Despite the great strides made since the marriage equality ruling, LGBTs are left without full assurance of their liberties or safety. Breanne Macmillan, a lifelong resident of Winnipeg, Manitoba, points out that Canada will celebrate 11 years of marriage equality next month.  Her immediate reaction to the United States Supreme Court ruling, she says, embraced this fact. “Welcome to the 21st century, we ran out of gift bags a while ago but stay and have a cocktail.”

For Macmillan, the decade since Canada’s marriage equality decision is personified in her uncle James. Born in the 1920s, James was a banker who did not come out until he was 35. “As a young man he tolerated the pain of knowledge that society, his family, his work, and his church would turn him away if he were open about it and that the most intimate contact he could have would have to be solely casual encounters,” said Macmillan. But then he met Matthew.

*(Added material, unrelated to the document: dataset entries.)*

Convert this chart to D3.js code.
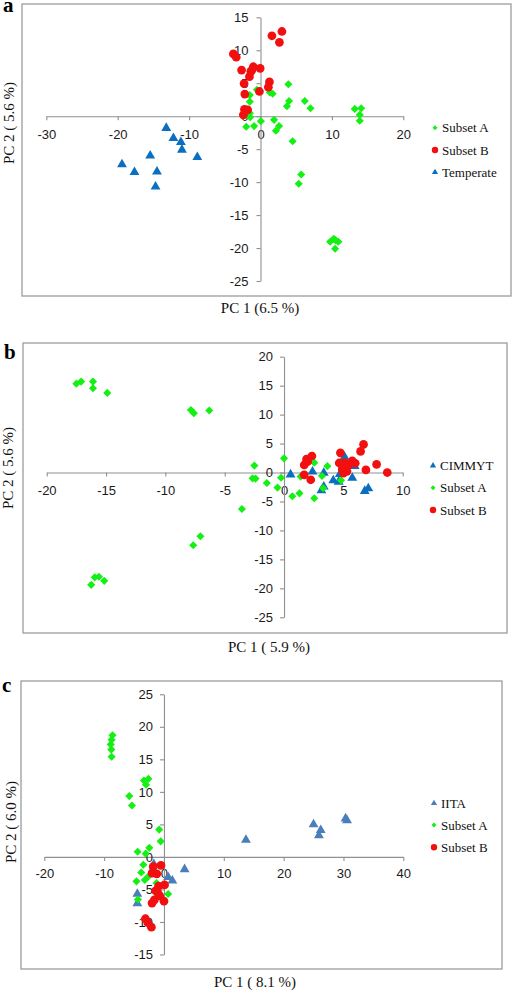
<!DOCTYPE html>
<html>
<head>
<meta charset="utf-8">
<script src="https://cdn.jsdelivr.net/npm/d3@7"></script>
<style>
  body { margin: 0; background: #fff; }
</style>
</head>
<body>
<svg id="SVG_CONTAINER" width="513" height="992"></svg>
<script>
// ---- data ----
// panel a
let aSubsetA = [[3.9,4.85],[1.3,3.6],[1.7,3.4],[-0.5,4.0],[-1.5,3.2],[-1.5,2.2],[-1.5,0.45],[-1.45,-0.15],
  [4.0,2.3],[3.7,1.5],[6.2,2.3],[7.0,1.2],[13.2,1.1],[14.1,1.2],[13.9,0.2],[13.9,-0.7],[-2.0,-1.6],[-0.9,-1.5],
  [0.05,-0.75],[1.9,-0.55],[2.6,-1.5],[2.15,-2.2],[4.5,-3.8],[5.7,-8.85],[5.35,-10.25],[10.25,-18.6],
  [9.75,-19.05],[10.9,-19.05],[10.45,-20.1],[10.5,-18.8]];
let aSubsetB = [[-3.8,9.45],[-3.4,8.95],[1.6,12.2],[3.0,12.85],[2.65,11.2],[-2.65,7.0],[-1.0,7.5],[-0.05,7.25],
  [-1.35,6.8],[-1.55,6.0],[-2.3,4.95],[1.25,5.2],[1.1,4.4],[-0.15,3.75],[-2.2,3.35],[-2.25,1.05],[-1.8,0.95],
  [-2.4,0.2],[-1.2,7.0]];
let aTemperate = [[-13.2,-1.8],[-12.2,-3.35],[-11.15,-3.95],[-11.0,-5.1],[-8.85,-6.2],[-15.45,-6.0],
  [-19.4,-7.3],[-17.65,-8.5],[-14.5,-8.4],[-14.7,-10.7]];

// panel b
let bCimmyt = [[0.55,-0.35],[2.4,0.15],[3.35,-0.05],[3.15,-3.1],[3.35,-2.45],[4.15,-1.35],[4.6,-1.6],
  [4.7,-0.3],[5.1,2.7],[5.75,-0.95],[5.95,1.1],[6.8,-3.2],[7.1,-2.75]];
let bSubsetA = [[-17.5,15.35],[-17.1,15.7],[-16.1,15.7],[-16.1,14.55],[-14.9,13.75],[-7.85,10.8],[-7.6,10.25],
  [-6.3,10.7],[-3.55,-6.3],[-7.05,-11.0],[-7.65,-12.55],[-16.25,-19.4],[-15.95,-18.1],[-15.6,-18.0],
  [-15.15,-18.7],[-2.5,1.2],[-2.65,-1.0],[-2.4,-1.05],[-1.45,-1.8],[-0.55,-2.6],[-0.25,-0.9],[0.0,2.45],
  [0.7,-4.1],[1.3,-3.6],[2.55,-4.45],[1.4,-0.7],[2.55,1.7],[3.2,-0.6],[3.65,1.1],[3.3,-2.7],[4.8,-1.35]];
let bSubsetB = [[1.7,1.3],[1.9,2.3],[2.35,2.85],[1.7,-0.4],[2.25,-1.25],[4.75,3.4],[4.65,1.65],[5.1,1.7],
  [5.3,0.2],[5.75,2.0],[6.0,1.6],[6.45,3.65],[6.7,4.85],[6.9,0.45],[7.8,1.4],[8.7,0],[4.9,0.6],[5.4,1.2],
  [2.0,1.9],[5.0,-0.1]];

// panel c
let cIita = [[13.7,2.6],[25.0,5.0],[26.2,4.1],[25.9,3.3],[30.35,5.9],[30.6,5.6],[3.45,-1.9],[1.4,-3.65],
  [0.7,-3.1],[-4.45,-5.7],[-4.45,-7.15],[-1.7,-1.1]];
let cSubsetA = [[-8.6,18.7],[-8.75,18.0],[-8.9,17.3],[-8.8,16.5],[-8.75,15.4],[-3.35,11.75],[-2.6,12.0],
  [-3.0,11.1],[-5.8,9.35],[-5.35,7.9],[-0.8,4.2],[-0.55,2.4],[-4.4,0.8],[-2.45,1.4],[-3.05,0.5],[-3.45,-1.2],
  [-3.8,-2.4],[-4.6,-3.75],[-3.2,-3.55],[-2.6,-3.0],[-1.25,-4.0],[0.7,-5.7],[-4.35,-6.55],[-1.8,-2.0]];
let cSubsetB = [[-1.8,-1.5],[-0.5,-1.3],[-2.0,-2.5],[-1.2,-2.6],[-0.9,-4.5],[0.1,-4.3],[-1.4,-5.2],
  [-0.7,-6.0],[-1.6,-6.6],[0.0,-6.8],[-2.0,-7.1],[-1.0,-5.6],[-3.1,-9.5],[-2.7,-10.1],[-2.1,-10.8]];

// ticks
let aXTicks = [-30, -20, -10, 0, 10, 20];
let aYTicks = [-25, -20, -15, -10, -5, 0, 5, 10, 15];
let bXTicks = [-20, -15, -10, -5, 0, 5, 10];
let bYTicks = [-25, -20, -15, -10, -5, 0, 5, 10, 15, 20];
let cXTicks = [-20, -10, 0, 10, 20, 30, 40];
let cYTicks = [-15, -10, -5, 0, 5, 10, 15, 20, 25];

const GREEN = "#14f014", RED = "#f20f0f", BLUE = "#0a6fc0", STEEL = "#4a7ebb";
const SANS = "'Liberation Sans', Arial, sans-serif";
const SERIF = "'Liberation Serif', 'Times New Roman', serif";

let shapes = {
  diamond: { type: d3.symbolSquare, size: 33, legend: 12, rotate: 45 },
  circle:  { type: d3.symbolCircle, size: 60, legend: 32, rotate: 0 },
  triangle:{ type: d3.symbolTriangle, size: 42, legend: 17, rotate: 0 }
};

let panels = [
  { label: "a", box: [22, 4, 511, 296], xDom: [-30, 20], xRange: [46.3, 403.3], yDom: [-25, 15], yRange: [281, 17.3],
    xTicks: aXTicks, yTicks: aYTicks, xPad: 9.5, yPad: 8,
    xTitle: "PC 1 (6.5 %)", xTitlePos: [260, 313], yTitle: "PC 2 ( 5.6 %)", yTitlePos: [9, 123], labelPos: [3, 12],
    legend: { x: 435, tx: 442, ys: [127.7, 150, 172.3] },
    series: [
      { name: "Subset A", data: aSubsetA, shape: "diamond", color: GREEN },
      { name: "Subset B", data: aSubsetB, shape: "circle", color: RED },
      { name: "Temperate", data: aTemperate, shape: "triangle", color: BLUE }
    ] },
  { label: "b", box: [23, 343, 507, 633], xDom: [-20, 10], xRange: [46.7, 402.7], yDom: [-25, 20], yRange: [617.3, 356.7],
    xTicks: bXTicks, yTicks: bYTicks, xPad: 9, yPad: 7,
    xTitle: "PC 1 ( 5.9 %)", xTitlePos: [269, 652], yTitle: "PC 2 ( 5.6 %)", yTitlePos: [8, 468], labelPos: [4, 359],
    legend: { x: 433, tx: 440, ys: [465.7, 487.7, 510] },
    series: [
      { name: "CIMMYT", data: bCimmyt, shape: "triangle", color: BLUE },
      { name: "Subset A", data: bSubsetA, shape: "diamond", color: GREEN },
      { name: "Subset B", data: bSubsetB, shape: "circle", color: RED }
    ] },
  { label: "c", box: [21, 681, 502, 969], xDom: [-20, 40], xRange: [44.3, 403.3], yDom: [-15, 25], yRange: [954.5, 694.3],
    xTicks: cXTicks, yTicks: cYTicks, xPad: 7.5, yPad: 7,
    xTitle: "PC 1 ( 8.1 %)", xTitlePos: [255, 987], yTitle: "PC 2 ( 6.0 %)", yTitlePos: [11, 822], labelPos: [2, 691.5],
    legend: { x: 434, tx: 441, ys: [803.3, 825, 847.3] },
    series: [
      { name: "IITA", data: cIita, shape: "triangle", color: STEEL },
      { name: "Subset A", data: cSubsetA, shape: "diamond", color: GREEN },
      { name: "Subset B", data: cSubsetB, shape: "circle", color: RED }
    ] }
];

let svg = d3.select("#SVG_CONTAINER");

let drawPanel = function (p) {
  let g = svg.append("g").attr("class", "panel-" + p.label);

  // frame
  g.append("rect")
    .attr("x", p.box[0]).attr("y", p.box[1])
    .attr("width", p.box[2] - p.box[0]).attr("height", p.box[3] - p.box[1])
    .attr("fill", "none").attr("stroke", "#9c9c9c").attr("stroke-width", 1.3);

  let xScale = d3.scaleLinear().domain(p.xDom).range(p.xRange);
  let yScale = d3.scaleLinear().domain(p.yDom).range(p.yRange);

  let xAxis = d3.axisBottom(xScale).tickValues(p.xTicks).tickSize(4).tickSizeOuter(0)
    .tickPadding(p.xPad).tickFormat(d => String(d));
  let yAxis = d3.axisLeft(yScale).tickValues(p.yTicks).tickSize(4).tickSizeOuter(0)
    .tickPadding(p.yPad).tickFormat(d => String(d));

  let xg = g.append("g").attr("transform", "translate(0," + yScale(0) + ")").call(xAxis);
  let yg = g.append("g").attr("transform", "translate(" + xScale(0) + ",0)").call(yAxis);

  [xg, yg].forEach(ax => {
    ax.select(".domain").attr("stroke", "#8f8f8f").attr("stroke-width", 1.1);
    ax.selectAll(".tick line").attr("stroke", "#8f8f8f").attr("stroke-width", 1.1);
    ax.selectAll(".tick text").attr("fill", "#1a1a1a")
      .style("font-family", SANS).style("font-size", "13px");
  });

  // points, series drawn in legend order
  p.series.forEach(s => {
    let sh = shapes[s.shape];
    let sym = d3.symbol().type(sh.type).size(sh.size);
    g.append("g").selectAll("path")
      .data(s.data)
      .enter()
      .append("path")
      .attr("d", sym)
      .attr("fill", s.color)
      .attr("transform", d => "translate(" + xScale(d[0]) + "," + yScale(d[1]) + ") rotate(" + sh.rotate + ")");
  });

  // legend
  p.series.forEach((s, i) => {
    let sh = shapes[s.shape];
    let ly = p.legend.ys[i];
    g.append("path")
      .attr("d", d3.symbol().type(sh.type).size(sh.legend))
      .attr("fill", s.color)
      .attr("transform", "translate(" + p.legend.x + "," + ly + ") rotate(" + sh.rotate + ")");
    g.append("text")
      .attr("x", p.legend.tx).attr("y", ly + 4.6)
      .style("font-family", SERIF).style("font-size", "13px").attr("fill", "#111")
      .text(s.name);
  });

  // axis titles
  g.append("text")
    .attr("x", p.xTitlePos[0]).attr("y", p.xTitlePos[1])
    .attr("text-anchor", "middle")
    .style("font-family", SERIF).style("font-size", "15px").attr("fill", "#111")
    .text(p.xTitle);

  g.append("text")
    .attr("transform", "translate(" + (p.yTitlePos[0] + 5) + "," + p.yTitlePos[1] + ") rotate(-90)")
    .attr("text-anchor", "middle")
    .style("font-family", SERIF).style("font-size", "15px").attr("fill", "#111")
    .text(p.yTitle);

  // panel letter
  g.append("text")
    .attr("x", p.labelPos[0]).attr("y", p.labelPos[1])
    .style("font-family", SERIF).style("font-size", "21px").style("font-weight", "bold").attr("fill", "#000")
    .text(p.label);
};

panels.forEach(drawPanel);
</script>
</body>
</html>
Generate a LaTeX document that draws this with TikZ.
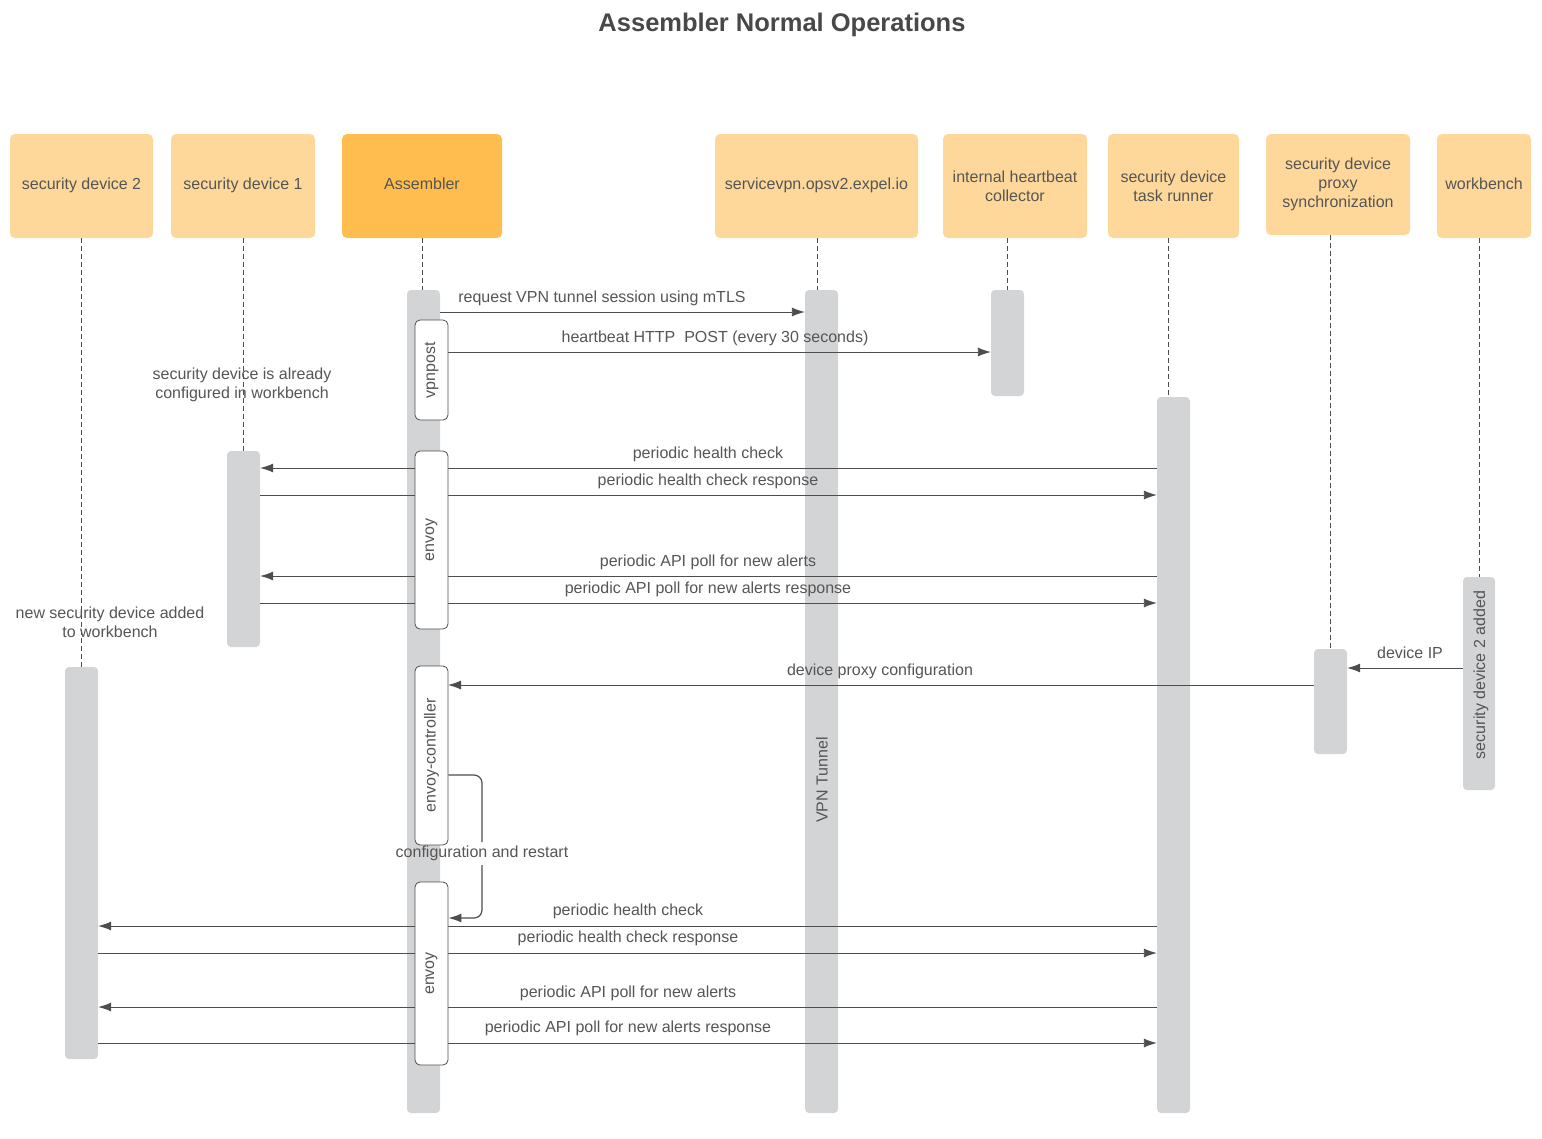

“It was that love that drove him out of the closet,” she concludes. “They spent the next 40 years traveling, fine dining, fighting on occasion, always making up. All the things every married couple experiences. Yet until now, they did not have the right to have that marriage recognized. I’ve had an entire decade to reflect on what was going on, and one day just came to the realization that I had been proud of my country for doing something that should be a given. Treating people with dignity shouldn't be respected; it should be expected.”